** Start Supplied material **
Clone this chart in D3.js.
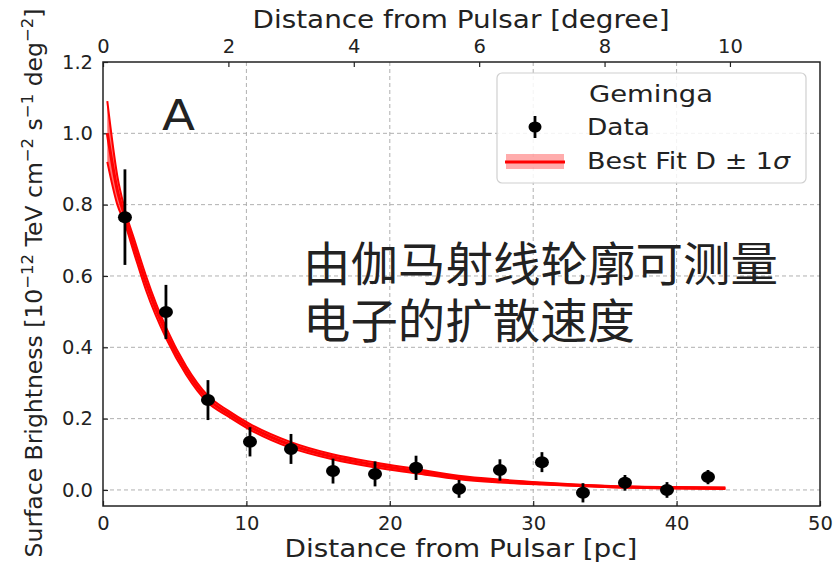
<!DOCTYPE html>
<html lang="en">
    <head>
        <meta charset="utf-8">
        <style>
            body { margin: 0; background: #fff; }
            text { font-family: "DejaVu Sans", sans-serif; fill: #222; }
            .grid line { stroke: #b0b0b0; stroke-dasharray: 4,3; stroke-width: 1; }
        </style>
        <script src="https://d3js.org/d3.v7.min.js"></script>
        <title>Geminga</title>
    </head>
    <body>
        <div id="chart"></div>
        <script>
            // data points: distance [pc], surface brightness, 1 sigma error
            var dataX   = [1.53, 4.39, 7.32, 10.25, 13.11, 16.04, 18.97, 21.83, 24.83, 27.68, 30.61, 33.47, 36.40, 39.33, 42.19];
            var dataY   = [0.765, 0.499, 0.252, 0.135, 0.115, 0.053, 0.045, 0.062, 0.003, 0.056, 0.078, -0.008, 0.020, 0.000, 0.036];
            var dataErr = [0.134, 0.076, 0.056, 0.041, 0.042, 0.035, 0.035, 0.034, 0.025, 0.030, 0.028, 0.027, 0.022, 0.022, 0.020];

            // best fit curve and 1 sigma band
            var fitX  = [0.3, 1.0, 1.5, 2.2, 3.0, 4.4, 5.8, 7.3, 8.7, 10.2, 13.1, 16.0, 19.0, 21.8, 24.8, 27.7, 30.6, 35.0, 40.0, 43.4];
            var fitY  = [1.00, 0.84, 0.77, 0.68, 0.58, 0.44, 0.335, 0.255, 0.215, 0.178, 0.126, 0.093, 0.070, 0.053, 0.035, 0.025, 0.018, 0.010, 0.006, 0.005];
            var fitHi = [1.09, 0.88, 0.79, 0.70, 0.60, 0.455, 0.347, 0.265, 0.223, 0.186, 0.134, 0.100, 0.077, 0.059, 0.040, 0.029, 0.021, 0.012, 0.008, 0.007];
            var fitLo = [0.92, 0.80, 0.75, 0.66, 0.56, 0.425, 0.323, 0.245, 0.207, 0.170, 0.118, 0.086, 0.063, 0.047, 0.030, 0.021, 0.015, 0.008, 0.004, 0.003];

            var xTicks = [0, 10, 20, 30, 40, 50];
            var yTicks = [0, 0.2, 0.4, 0.6, 0.8, 1.0, 1.2];
            var degTicks = [0, 2, 4, 6, 8, 10];
            var pcPerDeg = 4.372;

            var margin = {top: 62, right: 15, bottom: 59, left: 103},
                width = 835 - margin.left - margin.right,
                height = 565 - margin.top - margin.bottom;

            var svg = d3.select("#chart")
                .append("svg")
                    .attr("width", 835)
                    .attr("height", 565)
                .append("g")
                    .attr("transform", "translate(" + margin.left + "," + margin.top + ")");

            var x = d3.scaleLinear().domain([0, 50]).range([0, width]);
            var xDeg = d3.scaleLinear().domain([0, 50 / pcPerDeg]).range([0, width]);
            var y = d3.scaleLinear().domain([-0.045, 1.2]).range([height, 0]);

            // grid
            svg.append("g").attr("class", "grid")
                .selectAll("line").data([10, 20, 30, 40]).enter().append("line")
                    .attr("x1", d => x(d)).attr("x2", d => x(d))
                    .attr("y1", 0).attr("y2", height);
            svg.append("g").attr("class", "grid")
                .selectAll("line").data([0, 0.2, 0.4, 0.6, 0.8, 1.0]).enter().append("line")
                    .attr("x1", 0).attr("x2", width)
                    .attr("y1", d => y(d)).attr("y2", d => y(d));

            // axes
            var xAxis = svg.append("g")
                .attr("transform", "translate(0," + height + ")")
                .call(d3.axisBottom(x).tickValues(xTicks).tickSizeInner(-5).tickSizeOuter(0).tickPadding(10));
            var yAxis = svg.append("g")
                .call(d3.axisLeft(y).tickValues(yTicks).tickFormat(d3.format(".1f")).tickSizeInner(-5).tickSizeOuter(0).tickPadding(10));
            var topAxis = svg.append("g")
                .call(d3.axisTop(xDeg).tickValues(degTicks).tickSizeInner(-5).tickSizeOuter(0).tickPadding(9));

            [xAxis, yAxis, topAxis].forEach(function(a) {
                a.selectAll("text").style("font-size", "19.5px").attr("fill", "#222");
                a.selectAll("line").attr("stroke", "#222").attr("stroke-width", 1.2);
                a.select(".domain").remove();
            });

            svg.append("rect")
                .attr("x", 0).attr("y", 0)
                .attr("width", width).attr("height", height)
                .attr("fill", "none").attr("stroke", "#222").attr("stroke-width", 1.5);

            // fit band
            var pts = fitX.map((d, i) => ({x: d, y: fitY[i], hi: fitHi[i], lo: fitLo[i]}));
            svg.append("path")
                .datum(pts)
                .attr("fill", "#ff3030")
                .attr("fill-opacity", 0.7)
                .attr("d", d3.area().curve(d3.curveMonotoneX)
                    .x(d => x(d.x)).y0(d => y(d.lo)).y1(d => y(d.hi)));
            ["hi", "lo"].forEach(function(k) {
                svg.append("path")
                    .datum(pts)
                    .attr("fill", "none")
                    .attr("stroke", "#ff0000")
                    .attr("stroke-width", 2)
                    .attr("d", d3.line().curve(d3.curveMonotoneX).x(d => x(d.x)).y(d => y(d[k])));
            });
            svg.append("path")
                .datum(pts)
                .attr("fill", "none")
                .attr("stroke", "#ff0000")
                .attr("stroke-width", 3)
                .attr("d", d3.line().curve(d3.curveMonotoneX).x(d => x(d.x)).y(d => y(d.y)));

            // data points with error bars
            var data = dataX.map((d, i) => ({x: d, y: dataY[i], e: dataErr[i]}));
            svg.selectAll(".err")
                .data(data).enter().append("line")
                    .attr("class", "err")
                    .attr("x1", d => x(d.x)).attr("x2", d => x(d.x))
                    .attr("y1", d => y(d.y - d.e)).attr("y2", d => y(d.y + d.e))
                    .attr("stroke", "#000").attr("stroke-width", 2.8);
            svg.selectAll(".pt")
                .data(data).enter().append("ellipse")
                    .attr("class", "pt")
                    .attr("cx", d => x(d.x)).attr("cy", d => y(d.y))
                    .attr("rx", 7).attr("ry", 6)
                    .attr("fill", "#000");

            // panel label
            svg.append("text")
                .attr("x", 59).attr("y", 68)
                .attr("textLength", 33).attr("lengthAdjust", "spacingAndGlyphs")
                .style("font-size", "42px").attr("fill", "#111")
                .text("A");

            // legend
            var lg = svg.append("g").attr("transform", "translate(394,11)");
            lg.append("rect")
                .attr("width", 309).attr("height", 110).attr("rx", 5)
                .attr("fill", "#fff").attr("fill-opacity", 0.85)
                .attr("stroke", "#d0d0d0").attr("stroke-width", 1.2);
            lg.append("text").attr("x", 92).attr("y", 29)
                .attr("textLength", 124).attr("lengthAdjust", "spacingAndGlyphs")
                .style("font-size", "23px").text("Geminga");
            lg.append("line").attr("x1", 38).attr("x2", 38).attr("y1", 43).attr("y2", 65)
                .attr("stroke", "#000").attr("stroke-width", 2.8);
            lg.append("ellipse").attr("cx", 38).attr("cy", 54).attr("rx", 6.5).attr("ry", 5.5).attr("fill", "#000");
            lg.append("text").attr("x", 90).attr("y", 62)
                .attr("textLength", 63).attr("lengthAdjust", "spacingAndGlyphs")
                .style("font-size", "23px").text("Data");
            lg.append("rect").attr("x", 9).attr("y", 81).attr("width", 58).attr("height", 15)
                .attr("fill", "#ff3030").attr("fill-opacity", 0.4);
            lg.append("line").attr("x1", 8).attr("x2", 68).attr("y1", 89).attr("y2", 89)
                .attr("stroke", "#ff0000").attr("stroke-width", 3);
            var bf = lg.append("text").attr("x", 90).attr("y", 96)
                .attr("textLength", 203).attr("lengthAdjust", "spacingAndGlyphs")
                .style("font-size", "23px");
            bf.append("tspan").text("Best Fit D \u00b1 1");
            bf.append("tspan").style("font-style", "italic").text("\u03c3");

            // axis titles
            svg.append("text")
                .attr("x", 461 - margin.left).attr("y", height + 51)
                .attr("text-anchor", "middle")
                .attr("textLength", 353).attr("lengthAdjust", "spacingAndGlyphs")
                .style("font-size", "24px")
                .text("Distance from Pulsar [pc]");
            svg.append("text")
                .attr("x", 461 - margin.left).attr("y", -34)
                .attr("text-anchor", "middle")
                .attr("textLength", 417).attr("lengthAdjust", "spacingAndGlyphs")
                .style("font-size", "24px")
                .text("Distance from Pulsar [degree]");

            var yl = svg.append("text")
                .attr("transform", "translate(-61," + (283 - margin.top) + ") rotate(-90)")
                .attr("text-anchor", "middle").style("font-size", "23.5px");
            yl.append("tspan").text("Surface Brightness [10");
            yl.append("tspan").attr("dy", -9).style("font-size", "16.5px").text("\u221212");
            yl.append("tspan").attr("dy", 9).text(" TeV cm");
            yl.append("tspan").attr("dy", -9).style("font-size", "16.5px").text("\u22122");
            yl.append("tspan").attr("dy", 9).text(" s");
            yl.append("tspan").attr("dy", -9).style("font-size", "16.5px").text("\u22121");
            yl.append("tspan").attr("dy", 9).text(" deg");
            yl.append("tspan").attr("dy", -9).style("font-size", "16.5px").text("\u22122");
            yl.append("tspan").attr("dy", 9).text("]");

            // annotation
            var note = svg.append("text")
                .style("font-family", "'Noto Sans CJK SC', sans-serif")
                .style("font-size", "47px").attr("fill", "#000");
            note.append("tspan").attr("x", 200).attr("y", 219)
                .attr("textLength", 475).attr("lengthAdjust", "spacingAndGlyphs")
                .text("由伽马射线轮廓可测量");
            note.append("tspan").attr("x", 200).attr("y", 276)
                .attr("textLength", 332).attr("lengthAdjust", "spacingAndGlyphs")
                .text("电子的扩散速度");
        </script>
    </body>
</html>
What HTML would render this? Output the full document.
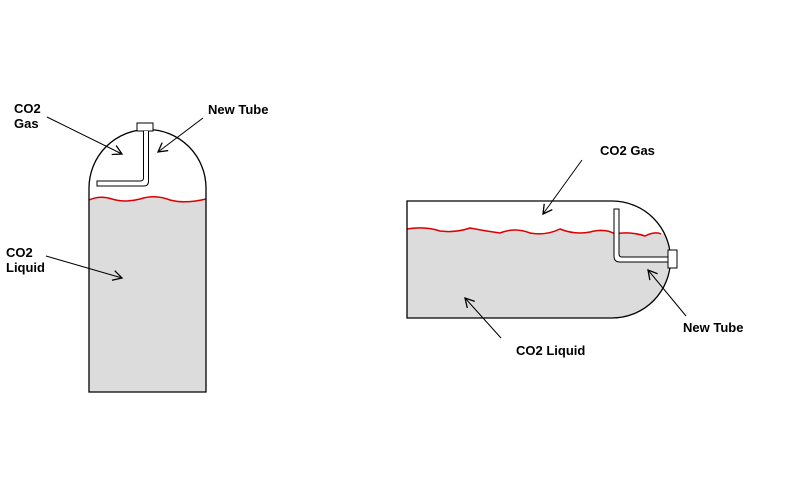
<!DOCTYPE html>
<html><head><style>body{margin:0;background:#fff}svg{display:block}text{font-family:"Liberation Sans",Arial,sans-serif;font-size:13px;font-weight:bold;fill:#000}</style></head><body>
<svg width="800" height="492" viewBox="0 0 800 492" xmlns="http://www.w3.org/2000/svg">
<defs><marker id="a" markerWidth="12" markerHeight="12" refX="10" refY="6" orient="auto" markerUnits="userSpaceOnUse"><path d="M1,1 L10,6 L1,11" fill="none" stroke="#000" stroke-width="1.3"/></marker></defs>
<path d="M89,200 Q100,195 112,199 Q125,203 140,199 Q155,194 170,200 Q185,204 206,199 L206,392 L89,392 Z" fill="#dcdcdc"/>
<path d="M89,200 Q100,195 112,199 Q125,203 140,199 Q155,194 170,200 Q185,204 206,199" fill="none" stroke="#d00" stroke-width="1.5"/>
<path d="M89,392 L89,188 A58.5,58.5 0 0 1 206,188 L206,392 Z" fill="none" stroke="#000" stroke-width="1.3"/>
<rect x="137" y="123" width="16" height="8" fill="#fff" stroke="#000"/>
<path d="M143.5,131 L143.5,178 Q143.5,181 140,181 L97,181 L97,186 L144,186 Q148.5,186 148.5,181 L148.5,131" fill="#fff" stroke="#000"/>
<text x="14" y="113">CO2</text><text x="14" y="128">Gas</text>
<text x="208" y="114">New Tube</text>
<text x="6" y="257">CO2</text><text x="6" y="272">Liquid</text>
<line x1="47" y1="117" x2="122" y2="154" stroke="#000" marker-end="url(#a)"/>
<line x1="203" y1="118" x2="158" y2="152" stroke="#000" marker-end="url(#a)"/>
<line x1="46" y1="256" x2="122" y2="278" stroke="#000" marker-end="url(#a)"/>
<path d="M407,229 Q425,226 440,231 Q455,233 470,228 Q485,231 500,233 Q515,227 530,233 Q545,236 560,229 Q575,235 590,232 Q605,228 615,234 Q630,231 645,236 Q655,231 665,234 A58.5,58.5 0 0 1 612,318 L407,318 Z" fill="#dcdcdc"/>
<path d="M407,229 Q425,226 440,231 Q455,233 470,228 Q485,231 500,233 Q515,227 530,233 Q545,236 560,229 Q575,235 590,232 Q605,228 615,234 Q630,231 645,236 Q655,231 661,234" fill="none" stroke="#d00" stroke-width="1.5"/>
<path d="M407,201 L612,201 A58.5,58.5 0 0 1 612,318 L407,318 Z" fill="none" stroke="#000" stroke-width="1.3"/>
<rect x="668" y="250" width="9" height="18" fill="#fff" stroke="#000"/>
<path d="M614,209 L614,256 Q614,262 620,262 L668,262 L668,257 L622,257 Q619,257 619,254 L619,209 Z" fill="#fff" stroke="#000"/>
<text x="600" y="155">CO2 Gas</text>
<text x="683" y="332">New Tube</text>
<text x="516" y="355">CO2 Liquid</text>
<line x1="582" y1="160" x2="543" y2="214" stroke="#000" marker-end="url(#a)"/>
<line x1="686" y1="316" x2="648" y2="270" stroke="#000" marker-end="url(#a)"/>
<line x1="501" y1="338" x2="465" y2="298" stroke="#000" marker-end="url(#a)"/>
</svg>
</body></html>
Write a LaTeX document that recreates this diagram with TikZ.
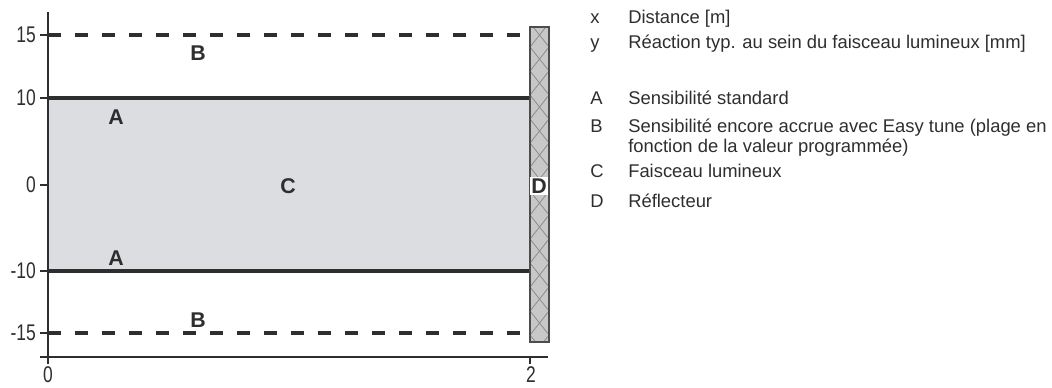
\documentclass[tikz,border=0pt]{standalone}
\usepackage{fontspec}
\setmainfont{Liberation Sans}
\newfontfamily\narrowfont[FakeStretch=0.77]{Liberation Sans}
\usetikzlibrary{positioning}
\definecolor{beamgray}{HTML}{DCDDE0}
\definecolor{reflgray}{HTML}{C8C8C8}
\definecolor{inkgray}{HTML}{2E2E2E}

\begin{document}
\begin{tikzpicture}[x=0.75pt,y=-0.75pt,
  axis/.style={line width=1.5pt,draw=inkgray},
  edgeline/.style={line width=2.4pt,draw=inkgray},
  limitline/.style={line width=2.4pt,draw=inkgray,dash pattern=on 9.75pt off 10.5pt},
  zonelbl/.style={font=\bfseries\fontsize{16}{16}\selectfont,text=inkgray,inner sep=1pt},
  ticklbl/.style={font=\narrowfont\fontsize{17}{17}\selectfont,text=inkgray,inner sep=0pt},
  keyltr/.style={font=\fontsize{13.8}{14.5}\selectfont,text=inkgray,anchor=base west,inner sep=0pt},
  keytxt/.style={keyltr,align=left}]
\useasboundingbox (0,0) rectangle (1052,387);

% beam
\fill[beamgray] (48,98) rectangle (530,271);
\draw[edgeline] (48,98) -- (530,98);
\draw[edgeline] (48,271) -- (530,271);
\draw[limitline] (48,35) -- (530,35);
\draw[limitline] (48,333) -- (530,333);

% reflector
\fill[reflgray] (530,27) rectangle (549,342);
\begin{scope}
  \clip (530,27) rectangle (549,342);
  \foreach \y in {-1,23,...,347}{
    \draw[black!45,line width=0.6pt] (530,\y) -- (549,\y+24);
    \draw[black!45,line width=0.6pt] (530,\y+24) -- (549,\y);
  }
\end{scope}
\draw[line width=1.1pt,draw=inkgray!85] (530,27) rectangle (549,342);

% axes
\draw[axis] (48,12) -- (48,364);
\draw[axis] (40,357) -- (548,357);
\foreach \v/\p in {15/35,10/98,0/185,-10/271,-15/333}{
  \draw[axis] (40,\p) -- (48,\p);
  \node[ticklbl,anchor=east] (ytick\p) at (36,\p) {\v};
}
\draw[axis] (530,357) -- (530,364);
\node[ticklbl,anchor=north] (xtick0) at (48,366) {0};
\node[ticklbl,anchor=north] (xtick2) at (531,366) {2};

% zone letters
\node[zonelbl] (btop) at (198,53) {B};
\node[zonelbl] (atop) at (116,117) {A};
\node[zonelbl] (cmid) at (288,186) {C};
\node[zonelbl] (abot) at (116,258) {A};
\node[zonelbl] (bbot) at (198,320) {B};
\node[zonelbl,fill=white] (drefl) at (539,186) {D};

% legend
\node[keyltr] (kx) at (590,23) {x};
\node[keytxt] (tx) at (628,23) {Distance [m]};
\node[keyltr] (ky) at (590,48) {y};
\node[keytxt] (ty) at (628,48) {Réaction typ. au sein du faisceau lumineux [mm]};
\node[keyltr] (ka) at (590,104) {A};
\node[keytxt] (ta) at (628,104) {Sensibilité standard};
\node[keyltr] (kb) at (590,132) {B};
\node[keytxt] (tb) at (628,152) {Sensibilité encore accrue avec Easy tune (plage en\\fonction de la valeur programmée)};
\node[keyltr] (kc) at (590,177) {C};
\node[keytxt] (tc) at (628,177) {Faisceau lumineux};
\node[keyltr] (kd) at (590,207) {D};
\node[keytxt] (td) at (628,207) {Réflecteur};
\end{tikzpicture}
\end{document}
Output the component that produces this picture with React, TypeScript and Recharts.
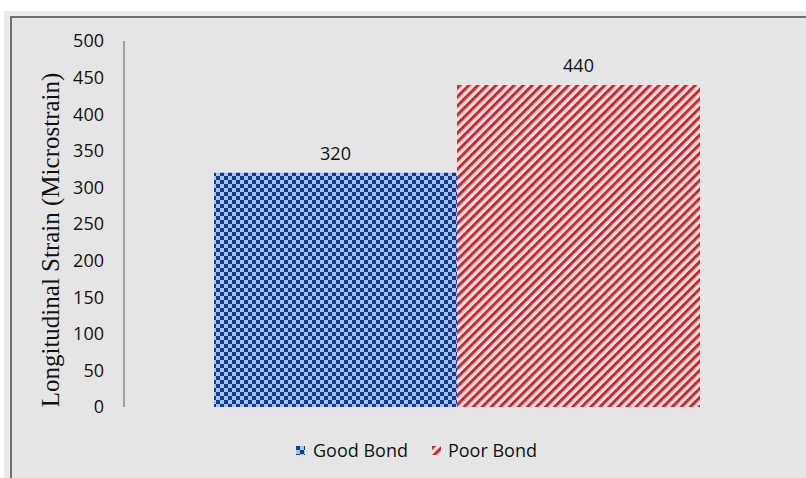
** End Supplied material **
**Stated task**
Copy only what runs above from the line containing "Write a LaTeX" through the line containing "(xtick2) at (531,366)", exactly. Leave out the pictures.

**Result of the task**
Write a LaTeX document that recreates this diagram with TikZ.
\documentclass[tikz,border=0pt]{standalone}
\usepackage{fontspec}
\setmainfont{Liberation Sans}
\newfontfamily\narrowfont[FakeStretch=0.77]{Liberation Sans}
\usetikzlibrary{positioning}
\definecolor{beamgray}{HTML}{DCDDE0}
\definecolor{reflgray}{HTML}{C8C8C8}
\definecolor{inkgray}{HTML}{2E2E2E}

\begin{document}
\begin{tikzpicture}[x=0.75pt,y=-0.75pt,
  axis/.style={line width=1.5pt,draw=inkgray},
  edgeline/.style={line width=2.4pt,draw=inkgray},
  limitline/.style={line width=2.4pt,draw=inkgray,dash pattern=on 9.75pt off 10.5pt},
  zonelbl/.style={font=\bfseries\fontsize{16}{16}\selectfont,text=inkgray,inner sep=1pt},
  ticklbl/.style={font=\narrowfont\fontsize{17}{17}\selectfont,text=inkgray,inner sep=0pt},
  keyltr/.style={font=\fontsize{13.8}{14.5}\selectfont,text=inkgray,anchor=base west,inner sep=0pt},
  keytxt/.style={keyltr,align=left}]
\useasboundingbox (0,0) rectangle (1052,387);

% beam
\fill[beamgray] (48,98) rectangle (530,271);
\draw[edgeline] (48,98) -- (530,98);
\draw[edgeline] (48,271) -- (530,271);
\draw[limitline] (48,35) -- (530,35);
\draw[limitline] (48,333) -- (530,333);

% reflector
\fill[reflgray] (530,27) rectangle (549,342);
\begin{scope}
  \clip (530,27) rectangle (549,342);
  \foreach \y in {-1,23,...,347}{
    \draw[black!45,line width=0.6pt] (530,\y) -- (549,\y+24);
    \draw[black!45,line width=0.6pt] (530,\y+24) -- (549,\y);
  }
\end{scope}
\draw[line width=1.1pt,draw=inkgray!85] (530,27) rectangle (549,342);

% axes
\draw[axis] (48,12) -- (48,364);
\draw[axis] (40,357) -- (548,357);
\foreach \v/\p in {15/35,10/98,0/185,-10/271,-15/333}{
  \draw[axis] (40,\p) -- (48,\p);
  \node[ticklbl,anchor=east] (ytick\p) at (36,\p) {\v};
}
\draw[axis] (530,357) -- (530,364);
\node[ticklbl,anchor=north] (xtick0) at (48,366) {0};
\node[ticklbl,anchor=north] (xtick2) at (531,366) {2};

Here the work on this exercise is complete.